The Pixies - This Crowd Has Gone To Heaven

Buck 65
Any other artist would fail to sustain the post-Pixies high I was feeling, so you can imagine my excitement when I saw that Buck was playing the snug X-Tent immediately after. I say it again, the man is brilliant and as good as the albums are, you just can't beat seeing him live.

Buck 65 - Wicked and Weird

The Strokes
One of the main indications that the promoters of this event are a bit naive. I mean, you have the newly reformed Pixies and the homecoming gig of a world-conquering Scottish band in the form of Franz Ferdinand on the bill, and you decide to have the much less talented Strokes close out the festival? Stayed around for about half the set before our ride back to Glasgow said that perhaps it was time to go. I agreed.

The headliners may have been disappointing, but this was easily offset by the sheer quantity and quality of music that was on display over the two days with the Pixies as my personal highlight. I was still feeling the buzz well into this week. The BBC has great coverage of the event which you can hear on their website if interested.

Sunday, July 04, 2004

Worth a Thousand Words?

With summer upon us, perhaps it's time to get a little colour onto the site. Thus, a few pics from various events from the last year...

The champion of the Pollok Park Heilan Coo Exhibition, Glasgow.

The Rail Bridge over the River Forth, and the bridge I cross to get to work on a Monday morning. The view of the bridge from the hotel I stayed at for a few months late last year.

Nearing the end of the long climb up Bidean nam Bian, Glen Coe.

West Highland Way, Day 3. The valley near the River Fillan and at the foot of Ben More before the skies opened up.

West Highland Way, Day 5. Fi working her way up the Devil's Staircase in Glen Coe.

Saturday, July 03, 2004

Happy Belated 137th!

Canada Day has come and gone, and as expected there wasn't much in the way of celebration for the event in Fife. The best I could do was buy a bottle of "real Canadian maple syrup" (made in England) to pour over crumpets. However, everybody at my work is now aware that July 1st is in fact the birthday of the Great White North.
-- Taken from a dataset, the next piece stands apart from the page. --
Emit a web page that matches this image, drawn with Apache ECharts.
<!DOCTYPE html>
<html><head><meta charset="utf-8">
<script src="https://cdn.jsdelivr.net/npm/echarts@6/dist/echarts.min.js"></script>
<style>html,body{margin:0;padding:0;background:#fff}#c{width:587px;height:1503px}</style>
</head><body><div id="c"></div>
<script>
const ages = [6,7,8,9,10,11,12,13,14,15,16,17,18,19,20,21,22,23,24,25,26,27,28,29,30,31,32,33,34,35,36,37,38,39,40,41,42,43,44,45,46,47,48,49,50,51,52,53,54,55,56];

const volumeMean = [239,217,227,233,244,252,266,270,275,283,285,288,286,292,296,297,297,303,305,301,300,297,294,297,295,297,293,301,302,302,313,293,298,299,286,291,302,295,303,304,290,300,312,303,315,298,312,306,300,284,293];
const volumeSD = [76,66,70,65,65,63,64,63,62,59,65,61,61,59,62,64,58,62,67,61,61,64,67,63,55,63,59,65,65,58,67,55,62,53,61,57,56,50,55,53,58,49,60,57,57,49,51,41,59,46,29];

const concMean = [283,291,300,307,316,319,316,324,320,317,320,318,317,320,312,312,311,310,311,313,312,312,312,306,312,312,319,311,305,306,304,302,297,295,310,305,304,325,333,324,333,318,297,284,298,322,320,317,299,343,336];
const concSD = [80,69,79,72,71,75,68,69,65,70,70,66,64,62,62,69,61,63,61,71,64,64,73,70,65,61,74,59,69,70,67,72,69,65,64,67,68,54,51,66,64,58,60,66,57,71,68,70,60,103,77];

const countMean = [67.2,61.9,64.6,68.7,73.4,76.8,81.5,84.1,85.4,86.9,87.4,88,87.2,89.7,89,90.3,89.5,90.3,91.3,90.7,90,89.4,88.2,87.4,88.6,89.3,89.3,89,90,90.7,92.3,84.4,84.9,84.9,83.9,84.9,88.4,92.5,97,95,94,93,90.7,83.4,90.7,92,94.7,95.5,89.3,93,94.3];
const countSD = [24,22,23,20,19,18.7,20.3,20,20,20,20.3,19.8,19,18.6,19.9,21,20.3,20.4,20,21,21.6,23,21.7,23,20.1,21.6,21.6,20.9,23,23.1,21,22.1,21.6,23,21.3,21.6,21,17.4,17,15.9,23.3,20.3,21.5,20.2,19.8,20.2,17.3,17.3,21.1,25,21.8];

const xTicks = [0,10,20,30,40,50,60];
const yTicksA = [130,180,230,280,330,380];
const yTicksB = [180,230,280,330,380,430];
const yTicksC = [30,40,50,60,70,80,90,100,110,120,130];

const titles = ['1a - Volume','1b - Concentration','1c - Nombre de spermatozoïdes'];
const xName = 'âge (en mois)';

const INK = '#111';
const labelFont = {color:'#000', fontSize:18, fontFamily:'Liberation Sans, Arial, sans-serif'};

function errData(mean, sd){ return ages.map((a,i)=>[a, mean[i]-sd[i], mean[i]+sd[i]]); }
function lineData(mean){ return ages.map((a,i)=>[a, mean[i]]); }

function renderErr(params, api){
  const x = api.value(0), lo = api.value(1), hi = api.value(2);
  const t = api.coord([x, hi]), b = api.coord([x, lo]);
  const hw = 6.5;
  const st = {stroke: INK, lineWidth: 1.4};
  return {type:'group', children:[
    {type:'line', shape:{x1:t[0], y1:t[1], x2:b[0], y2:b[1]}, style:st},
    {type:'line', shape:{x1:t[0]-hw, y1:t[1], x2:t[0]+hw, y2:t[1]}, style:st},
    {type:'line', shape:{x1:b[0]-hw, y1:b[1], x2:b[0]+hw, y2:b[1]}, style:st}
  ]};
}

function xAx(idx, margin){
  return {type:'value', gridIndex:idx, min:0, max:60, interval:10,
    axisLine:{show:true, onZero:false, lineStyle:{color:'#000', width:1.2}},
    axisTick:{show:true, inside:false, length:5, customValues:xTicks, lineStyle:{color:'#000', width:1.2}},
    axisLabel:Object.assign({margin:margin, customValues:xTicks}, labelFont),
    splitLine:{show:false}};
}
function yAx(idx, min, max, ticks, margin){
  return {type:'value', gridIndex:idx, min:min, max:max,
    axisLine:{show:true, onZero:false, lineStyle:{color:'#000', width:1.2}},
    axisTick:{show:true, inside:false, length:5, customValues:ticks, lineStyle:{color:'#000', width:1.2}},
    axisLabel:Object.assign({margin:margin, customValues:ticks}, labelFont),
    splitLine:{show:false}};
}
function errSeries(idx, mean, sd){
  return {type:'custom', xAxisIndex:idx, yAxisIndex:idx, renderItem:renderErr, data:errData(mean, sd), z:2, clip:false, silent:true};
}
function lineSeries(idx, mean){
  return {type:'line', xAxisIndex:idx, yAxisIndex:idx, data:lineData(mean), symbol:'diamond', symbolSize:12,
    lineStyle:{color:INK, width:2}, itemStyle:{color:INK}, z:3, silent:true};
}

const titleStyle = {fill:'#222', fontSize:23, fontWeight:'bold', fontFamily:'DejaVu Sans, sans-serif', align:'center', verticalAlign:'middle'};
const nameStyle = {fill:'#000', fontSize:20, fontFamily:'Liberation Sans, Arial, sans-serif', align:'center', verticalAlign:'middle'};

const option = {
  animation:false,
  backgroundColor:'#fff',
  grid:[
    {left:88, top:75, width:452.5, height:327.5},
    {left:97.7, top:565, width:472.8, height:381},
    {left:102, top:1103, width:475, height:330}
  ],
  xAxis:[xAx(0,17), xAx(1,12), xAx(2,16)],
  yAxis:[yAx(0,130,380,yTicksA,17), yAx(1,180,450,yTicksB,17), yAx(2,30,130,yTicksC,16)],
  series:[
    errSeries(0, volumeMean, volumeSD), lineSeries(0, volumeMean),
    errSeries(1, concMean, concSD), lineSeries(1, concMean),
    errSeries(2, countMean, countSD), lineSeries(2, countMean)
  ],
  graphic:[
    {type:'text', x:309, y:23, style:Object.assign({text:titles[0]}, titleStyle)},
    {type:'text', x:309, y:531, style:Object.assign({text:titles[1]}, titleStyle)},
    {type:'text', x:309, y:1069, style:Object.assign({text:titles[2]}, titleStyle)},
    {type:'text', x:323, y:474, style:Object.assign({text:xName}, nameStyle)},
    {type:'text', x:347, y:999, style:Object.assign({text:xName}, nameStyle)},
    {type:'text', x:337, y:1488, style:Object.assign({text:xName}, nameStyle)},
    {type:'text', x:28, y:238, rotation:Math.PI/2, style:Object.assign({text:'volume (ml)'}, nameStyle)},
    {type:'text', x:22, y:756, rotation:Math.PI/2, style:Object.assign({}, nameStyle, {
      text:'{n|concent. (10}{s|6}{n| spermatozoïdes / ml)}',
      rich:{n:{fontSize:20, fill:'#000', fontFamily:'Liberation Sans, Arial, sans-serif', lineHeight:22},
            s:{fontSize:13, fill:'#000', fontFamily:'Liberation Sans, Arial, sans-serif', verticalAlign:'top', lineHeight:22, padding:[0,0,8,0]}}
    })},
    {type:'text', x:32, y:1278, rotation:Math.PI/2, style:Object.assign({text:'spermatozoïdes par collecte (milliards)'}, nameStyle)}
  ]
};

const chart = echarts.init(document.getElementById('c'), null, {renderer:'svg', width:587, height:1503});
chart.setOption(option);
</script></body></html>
My thoughts couldn't help but stray to Canada Days in Ottawa, sharing a few beers at an impromptu Seanfest before heading downtown to see the crowds. Which subsequently summoned images of cottages in the summer, roadtrips through the Rockies or the Maritimes, Stompin' Tom and drinks at the Green Room.
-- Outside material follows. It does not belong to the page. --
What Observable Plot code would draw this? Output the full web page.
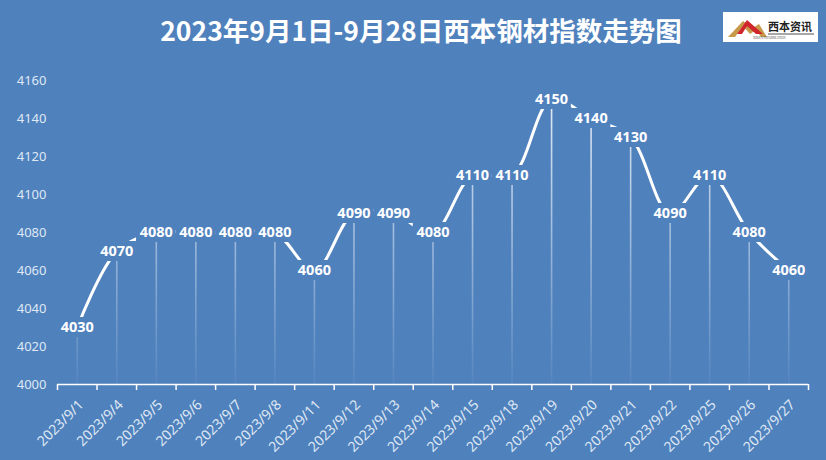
<!DOCTYPE html>
<html>
<head>
<meta charset="utf-8">
<script src="https://cdn.jsdelivr.net/npm/d3@7"></script>
<script src="https://cdn.jsdelivr.net/npm/@observablehq/plot@0.6"></script>
<style>
  html, body { margin: 0; padding: 0; }
  body { width: 826px; height: 460px; background: #4f81bd; overflow: hidden; }
  #wrap { position: relative; width: 826px; height: 460px; background: #4f81bd; }
  #title { position: absolute; left: 8px; top: 11px; width: 826px; text-align: center;
    font-family: "Noto Sans CJK SC", sans-serif; font-weight: bold; font-size: 26.5px; color: #fff; line-height: 38px; }
  #logo { position: absolute; left: 723px; top: 12px; }
  #chart { position: absolute; left: 0; top: 60px; }
</style>
</head>
<body>
<div id="wrap">
  <div id="title">2023年9月1日-9月28日西本钢材指数走势图</div>
  <svg id="logo" width="95" height="30" viewBox="0 0 95 30">
    <rect x="0" y="0" width="95" height="30" fill="#ffffff"/>
    <polygon points="5,25 20,9 30,16 36,12 44,25 38,25 33,18 27,22 20,14 12,25" fill="#c79a4a"/>
    <polygon points="14,22 24,8 40,22 33,22 24,14 19,22" fill="#d0262b"/>
    <text x="45" y="19" font-family="Noto Sans CJK SC" font-weight="bold" font-size="11" fill="#222">西本资讯</text>
    <line x1="45" y1="22" x2="91" y2="22" stroke="#222" stroke-width="0.8"/>
    <text x="30" y="27" font-family="Liberation Serif" font-size="3.2" fill="#555">XIBEN INFORMATION</text>
  </svg>
  <div id="chart"></div>
</div>
<script>
const dates = ["2023/9/1","2023/9/4","2023/9/5","2023/9/6","2023/9/7","2023/9/8","2023/9/11","2023/9/12","2023/9/13","2023/9/14","2023/9/15","2023/9/18","2023/9/19","2023/9/20","2023/9/21","2023/9/22","2023/9/25","2023/9/26","2023/9/27"];
const values = [4030,4070,4080,4080,4080,4080,4060,4090,4090,4080,4110,4110,4150,4140,4130,4090,4110,4080,4060];
const yTicks = [4000,4020,4040,4060,4080,4100,4120,4140,4160];

const bg = "#4f81bd";
const data = dates.map((d, i) => ({i, date: d, value: values[i]}));
const idx = dates.map((d, i) => i);
const boundaries = d3.range(dates.length + 1).map(i => i - 0.5);

const svg = Plot.plot({
  width: 826,
  height: 400,
  marginTop: 20,
  marginBottom: 76,
  marginLeft: 57,
  marginRight: 18,
  style: {background: "transparent", color: "#dfe8f4", fontSize: "13px", fontFamily: "'Noto Sans', sans-serif"},
  x: {type: "linear", domain: [-0.5, dates.length - 0.5]},
  y: {domain: [4000, 4160]},
  marks: [
    Plot.axisY(yTicks, {tickSize: 0, tickPadding: 11, tickFormat: d => String(d), fontSize: 13, label: null}),
    Plot.axisX(idx, {tickSize: 0, tickPadding: 14, tickRotate: -45, tickFormat: i => dates[i], fontSize: 14, dx: 4, dy: 4, label: null}),
    Plot.ruleX(data, {x: "i", y1: 4000, y2: "value", stroke: "url(#dropGrad)", strokeWidth: 1.6}),
    Plot.line(data, {x: "i", y: "value", curve: "catmull-rom", stroke: "#ffffff", strokeWidth: 3}),
    Plot.rect(data, {x1: d => d.i - 0.5, x2: d => d.i + 0.5, y1: "value", y2: "value", insetTop: -10, insetBottom: -10, fill: bg}),
    Plot.text(data, {x: "i", y: "value", text: d => String(d.value), fill: "#ffffff", fontWeight: "bold", fontSize: 14.5}),
    Plot.ruleY([4000], {stroke: "#ffffff", strokeWidth: 1.5}),
    Plot.ruleX(boundaries, {x: d => d, y1: 4000, y2: 4000, insetBottom: -6, stroke: "#ffffff", strokeWidth: 1.5})
  ]
});

d3.select(svg).insert("defs", ":first-child").html(
  '<linearGradient id="dropGrad" gradientUnits="userSpaceOnUse" x1="0" y1="20" x2="0" y2="324">' +
  '<stop offset="0" stop-color="#ffffff" stop-opacity="0.9"/>' +
  '<stop offset="1" stop-color="#ffffff" stop-opacity="0.04"/>' +
  '</linearGradient>');

document.getElementById("chart").appendChild(svg);
</script>
</body>
</html>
Drew made my day in a huge way. A very wicked Canada Day package arrived in Glasgow on the 1st (impeccable timing that!) which included, among other things, the new Hayden album Elk-Lake Serenade which I listen to as I write this. Drew - much appreciated!

I guess I'm happy about the election results. The Liberals were sufficiently humbled, the Tories didn't get anywhere near the breakthrough they thought they would (thankfully), and the NDP has the opportunity to legitimately influence parliament for the first time in years. Hardly an inspirational campaign or result, but probably the best that could have come out of it.
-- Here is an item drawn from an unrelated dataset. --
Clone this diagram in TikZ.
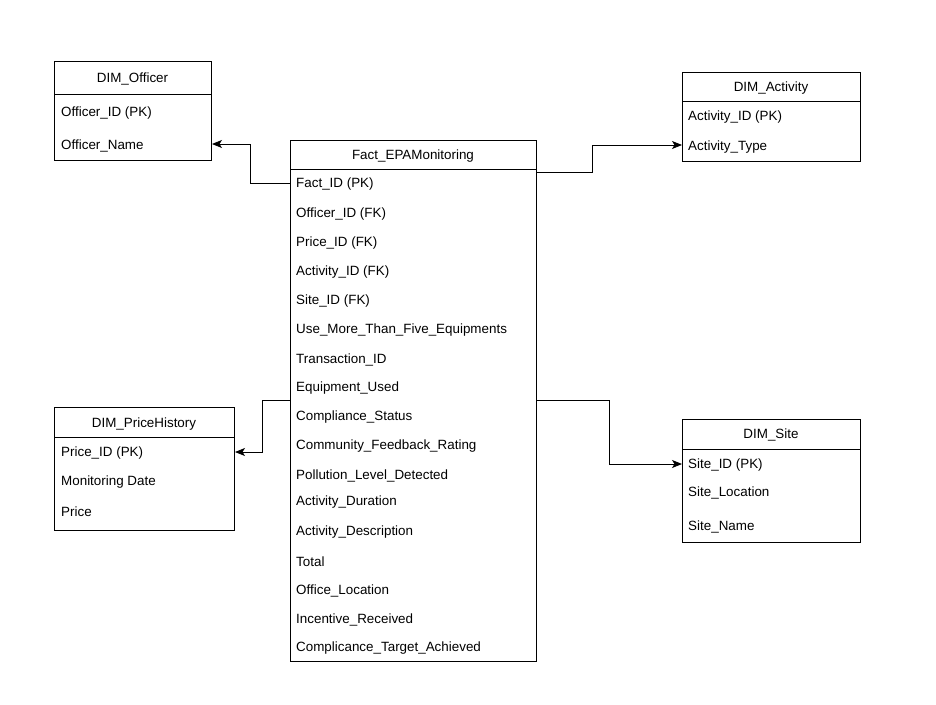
\documentclass[tikz,border=0pt]{standalone}
\usepackage{fontspec}
\setmainfont{Liberation Sans}
\usetikzlibrary{arrows.meta}
\begin{document}
\begin{tikzpicture}[x=1pt,y=-1pt,
  tbl/.style={draw=black,line width=1pt,anchor=north west,inner sep=0pt},
  ttl/.style={font=\fontsize{13.4}{15}\selectfont,anchor=center,inner sep=1pt,yshift=-1pt},
  row/.style={font=\fontsize{13.4}{15}\selectfont,anchor=west,inner sep=0pt,yshift=-1.5pt},
  sep/.style={line width=1pt},
  arr/.style={line width=0.9pt,-{Stealth[length=10pt,width=8pt,inset=2.5pt]}}]
\useasboundingbox[fill=white] (0,0) rectangle (936,704);

% DIM_Officer
\node[tbl,minimum width=157pt,minimum height=99pt] (off) at (54,61) {};
\draw[sep] (54,94) -- (211,94);
\node[ttl] (offt) at (132.5,78) {DIM\_Officer};
\node[row] (or1) at (61,112) {Officer\_ID (PK)};
\node[row] (or2) at (61,144) {Officer\_Name};

% DIM_Activity
\node[tbl,minimum width=178pt,minimum height=89pt] (act) at (682,72) {};
\draw[sep] (682,101) -- (860,101);
\node[ttl] (actt) at (771,87) {DIM\_Activity};
\node[row] (ar1) at (688,116) {Activity\_ID (PK)};
\node[row] (ar2) at (688,146) {Activity\_Type};

% DIM_PriceHistory
\node[tbl,minimum width=180pt,minimum height=123pt] (ph) at (54,407) {};
\draw[sep] (54,437) -- (234,437);
\node[ttl] (pht) at (144,423) {DIM\_PriceHistory};
\node[row] (pr1) at (61,452) {Price\_ID (PK)};
\node[row] (pr2) at (61,481) {Monitoring Date};
\node[row] (pr3) at (61,510) {Price};

% DIM_Site
\node[tbl,minimum width=178pt,minimum height=123pt] (site) at (682,419) {};
\draw[sep] (682,449) -- (860,449);
\node[ttl] (sitet) at (771,434) {DIM\_Site};
\node[row] (sr1) at (688,464) {Site\_ID (PK)};
\node[row] (sr2) at (688,491) {Site\_Location};
\node[row] (sr3) at (688,525) {Site\_Name};

% Fact
\node[tbl,minimum width=246pt,minimum height=521pt] (fact) at (290,140) {};
\draw[sep] (290,169) -- (536,169);
\node[ttl] (factt) at (413,155) {Fact\_EPAMonitoring};
\node[row] (f1) at (296,183) {Fact\_ID (PK)};
\node[row] (f2) at (296,213) {Officer\_ID (FK)};
\node[row] (f3) at (296,242) {Price\_ID (FK)};
\node[row] (f4) at (296,271) {Activity\_ID (FK)};
\node[row] (f5) at (296,300) {Site\_ID (FK)};
\node[row] (f6) at (296,329) {Use\_More\_Than\_Five\_Equipments};
\node[row] (f7) at (296,358) {Transaction\_ID};
\node[row] (f8) at (296,387) {Equipment\_Used};
\node[row] (f9) at (296,416) {Compliance\_Status};
\node[row] (f10) at (296,445) {Community\_Feedback\_Rating};
\node[row] (f11) at (296,474) {Pollution\_Level\_Detected};
\node[row] (f12) at (296,501) {Activity\_Duration};
\node[row] (f13) at (296,531) {Activity\_Description};
\node[row] (f14) at (296,560) {Total};
\node[row] (f15) at (296,589) {Office\_Location};
\node[row] (f16) at (296,618) {Incentive\_Received};
\node[row] (f17) at (296,647) {Complicance\_Target\_Achieved};

% connectors
\coordinate (c1) at (290,183);
\coordinate (c2) at (536,172);
\coordinate (c3) at (290,400);
\coordinate (c4) at (536,400);
\draw[arr] (c1) -- (250,183) |- (off.east |- 0,144);
\draw[arr] (c2) -- (592,172) |- (act.west |- 0,145);
\draw[arr] (c3) -- (262,400) |- (ph.east |- 0,452);
\draw[arr] (c4) -- (609,400) |- (site.west |- 0,464);
\end{tikzpicture}
\end{document}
T in the Park continues its unlucky streak of having one of their top acts pull out of the festival at the last minute. Last year it was the White Stripes (due to a broken finger), this year it is David Bowie (due to a pinched nerve). Lame injuries in both cases, but so it goes. Though to be honest, I'm not too bothered. I would have seen Bowie if he was there, but with The Darkness now taking top billing on the Main Stage, I will now be able to see both them and The Libertines on the NME stage which will probably be a lot more fun than pretending I'm really into Under Pressure or Ziggy Stardust.